The fundamental motif of this narrative is embedded into the repeated acts of compassion: the woman of the snow spares the innocent and those with potential. She seems to embody nature and the natural flow of life in this. In being, for example, the force that takes the life of an old man, she does not then bend the rules of nature as it is highly probable that the cold would kill the old man without her intervention. As a result, she is solidified as a personification of nature, not necessarily a spirit or aberration separate from it. What, then, does it mean for her, having saved the youth, to not only bind him to never speak of the truth but to also start a family with him?

To answer this question, it seems important to recognise that embedded in this narrative is a constant romance and naivety that almost become interchangeable. You may then ask how the woodcutter could have three children with the woman in the snow and never realise who she was. The answer to this question seems to be ignorant (blind) love and naivety. Taking a step back, we see that the woman in the snow saves the woodcutter because he is young (because he is naive, unknowing and full of potential) and has him promise to remain so.
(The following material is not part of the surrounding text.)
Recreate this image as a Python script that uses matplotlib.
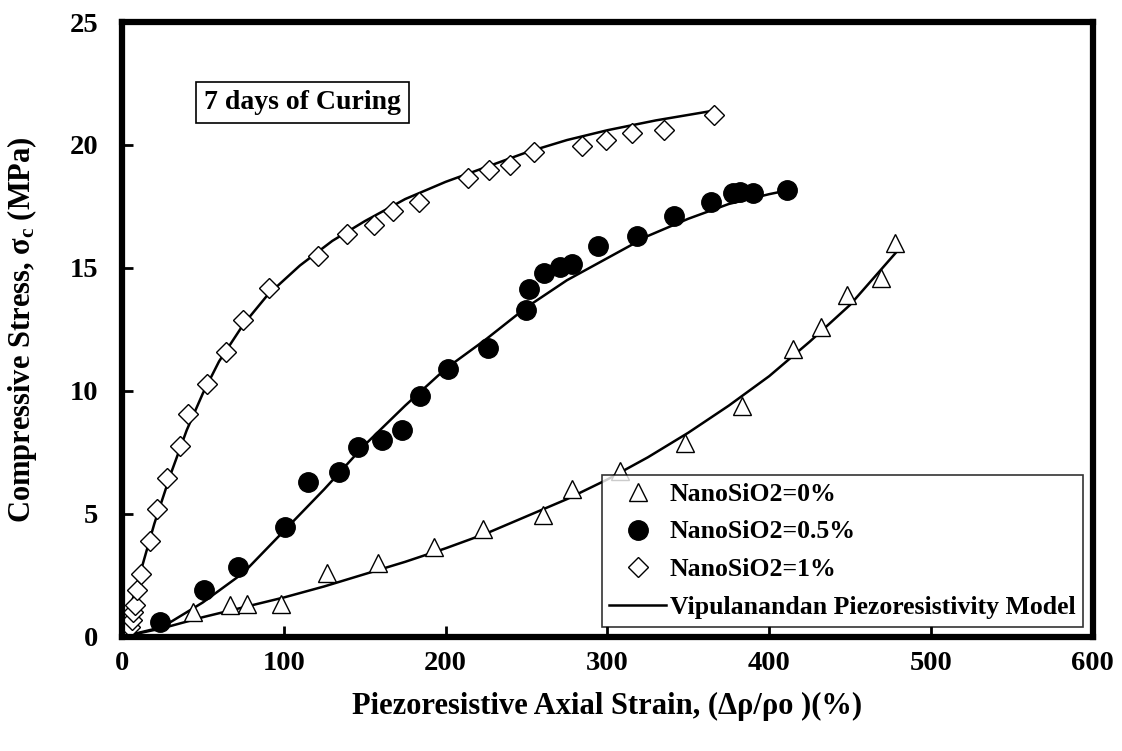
import numpy as np
import matplotlib.pyplot as plt

plt.rcParams['font.family'] = ['Liberation Serif', 'DejaVu Serif']
plt.rcParams['font.weight'] = 'bold'
plt.rcParams['mathtext.fontset'] = 'custom'
plt.rcParams['mathtext.rm'] = 'Liberation Serif:bold'
plt.rcParams['mathtext.it'] = 'Liberation Serif:bold'
plt.rcParams['mathtext.bf'] = 'Liberation Serif:bold'

# NanoSiO2 = 0 %
x0 = [0, 44, 67, 77, 98, 127, 158, 193, 223, 260, 278, 308, 348, 383, 415, 432, 448, 469, 478]
y0 = [0, 1.0, 1.3, 1.35, 1.35, 2.6, 3.0, 3.66, 4.4, 4.96, 6.0, 6.75, 7.9, 9.4, 11.7, 12.6, 13.9, 14.6, 16.0]

# NanoSiO2 = 0.5 %
x05 = [0, 23.5, 51, 72, 101, 115, 134, 146, 161, 173, 184, 201.5, 226, 250, 251.5,
       261, 271, 278, 294, 318, 341, 364, 377.6, 382, 390, 411]
y05 = [0, 0.6, 1.9, 2.85, 4.47, 6.3, 6.7, 7.7, 8.0, 8.4, 9.8, 10.9, 11.75, 13.3, 14.15,
       14.8, 15.04, 15.16, 15.9, 16.3, 17.1, 17.7, 18.05, 18.1, 18.05, 18.15]

# NanoSiO2 = 1 %
x1 = [0, 5, 6, 7, 8, 9, 11.7, 17.3, 21.6, 27.8, 35.8, 40.8, 52.5, 64.3, 74.8, 90.9,
      121, 139, 155.7, 167.5, 183.6, 214, 227, 240, 254.6, 284, 299, 315, 335, 366]
y1 = [0, 0.4, 0.7, 1.0, 1.3, 1.9, 2.56, 3.9, 5.2, 6.46, 7.76, 9.07, 10.3, 11.6, 12.9, 14.2,
      15.5, 16.4, 16.75, 17.3, 17.7, 18.66, 19.0, 19.2, 19.7, 19.96, 20.2, 20.5, 20.6, 21.2]

# model curves
mx0 = [0, 25, 50, 75, 100, 125, 150, 175, 200, 225, 250, 275, 300, 325, 350, 375, 400, 425, 450, 478]
my0 = [0, 0.35, 0.8, 1.2, 1.6, 2.05, 2.55, 3.05, 3.6, 4.2, 4.9, 5.6, 6.4, 7.3, 8.3, 9.4, 10.6, 12.0, 13.5, 15.6]

mx05 = [0, 25, 50, 75, 100, 125, 150, 175, 200, 225, 250, 275, 300, 325, 350, 375, 400, 411]
my05 = [0, 0.4, 1.4, 2.6, 4.3, 6.0, 7.8, 9.4, 10.9, 12.1, 13.4, 14.5, 15.4, 16.3, 17.0, 17.6, 18.0, 18.15]

mx1 = [0, 10, 20, 30, 40, 50, 60, 75, 90, 110, 130, 150, 175, 200, 225, 250, 275, 300, 330, 366]
my1 = [0, 2.3, 4.6, 6.6, 8.4, 9.9, 11.2, 12.7, 13.9, 15.1, 16.1, 16.9, 17.8, 18.5, 19.1, 19.7, 20.2, 20.6, 21.0, 21.4]

fig = plt.figure(figsize=(11.22, 7.51), dpi=100)
ax = fig.add_axes([0.1087, 0.152, 0.8653, 0.8187])

ax.plot(mx0, my0, color='black', lw=1.8)
ax.plot(mx05, my05, color='black', lw=1.8)
ax.plot(mx1, my1, color='black', lw=1.8)

ax.plot(x0, y0, '^', ms=13, mfc='white', mec='black', mew=1.0, label='NanoSiO2=0%')
ax.plot(x05, y05, 'o', ms=14, mfc='black', mec='black', label='NanoSiO2=0.5%')
ax.plot(x1, y1, 'D', ms=10, mfc='white', mec='black', mew=1.0, label='NanoSiO2=1%')
ax.plot([], [], color='black', lw=1.8, label='Vipulanandan Piezoresistivity Model')

ax.set_xlim(0, 600)
ax.set_ylim(0, 25)
ax.set_xticks(range(0, 601, 100))
ax.set_yticks(range(0, 26, 5))
ax.tick_params(direction='in', length=8, width=2, labelsize=20.5)
ax.tick_params(axis='x', pad=10)
ax.tick_params(axis='y', pad=17)
for s in ax.spines.values():
    s.set_linewidth(4.5)

ax.set_xlabel('Piezoresistive Axial Strain, (\u0394\u03c1/\u03c1o )(%)', fontsize=22, fontweight='bold', labelpad=12)
ax.set_ylabel('Compressive Stress, $\\sigma_c$ (MPa)', fontsize=22, fontweight='bold', labelpad=22)

ax.text(0.186, 0.869, '7 days of Curing', transform=ax.transAxes, fontsize=20, fontweight='bold',
        va='center', ha='center',
        bbox=dict(boxstyle='square,pad=0.3', fc='white', ec='black', lw=1.2))

leg = ax.legend(loc='lower right', bbox_to_anchor=(0.99, 0.016), fontsize=18.5, frameon=True,
                fancybox=False, edgecolor='black', handlelength=2.2, handletextpad=0.15,
                labelspacing=0.58, borderpad=0.3, borderaxespad=0)
leg.get_frame().set_linewidth(1.2)

fig.savefig('out.png', dpi=100)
In following her wishes, in blinding himself to his own fortune and never speaking of it, the woodcutter extends his fortune indefinitely - which is exemplified by the woman in the snow marrying and starting a family with him. It is in stepping away from naivety, in remembering the snowstorm, that the man loses his wife, yet he is saved again with the promise that he sustain and preserve his children (who are also naive, unknowing and full of potential like he was).

From our perspective, this seems to be a story about fool's luck. Furthermore, it seems to be a tale about preserving what is good until it is ready to preserve good itself. Overshadowing this is a naive worship of nature as a feminine entity - that which can both destroy and create. Maybe, then, there is something to be said about being possessed by the imago, the archetype, the ideal of nature and of fortune. This would then be a story that sees a man move away from a naive worship of his own fortune before stepping away from naivety as to cultivate the fortune of his children with his own hands.

It is disappointing that this sustains a lack of specificity thanks to its length - which is why I would have liked to see Kobayashi explore this over alone 90-120 minutes. Alas, there is an honest folkloric magic about this that, with closer analysis, may hold more coherent meaning than what I imply. With that said, however, we seem to have run aground our discussion of this film. I then leave things with you. What are your thoughts on Kwaidan?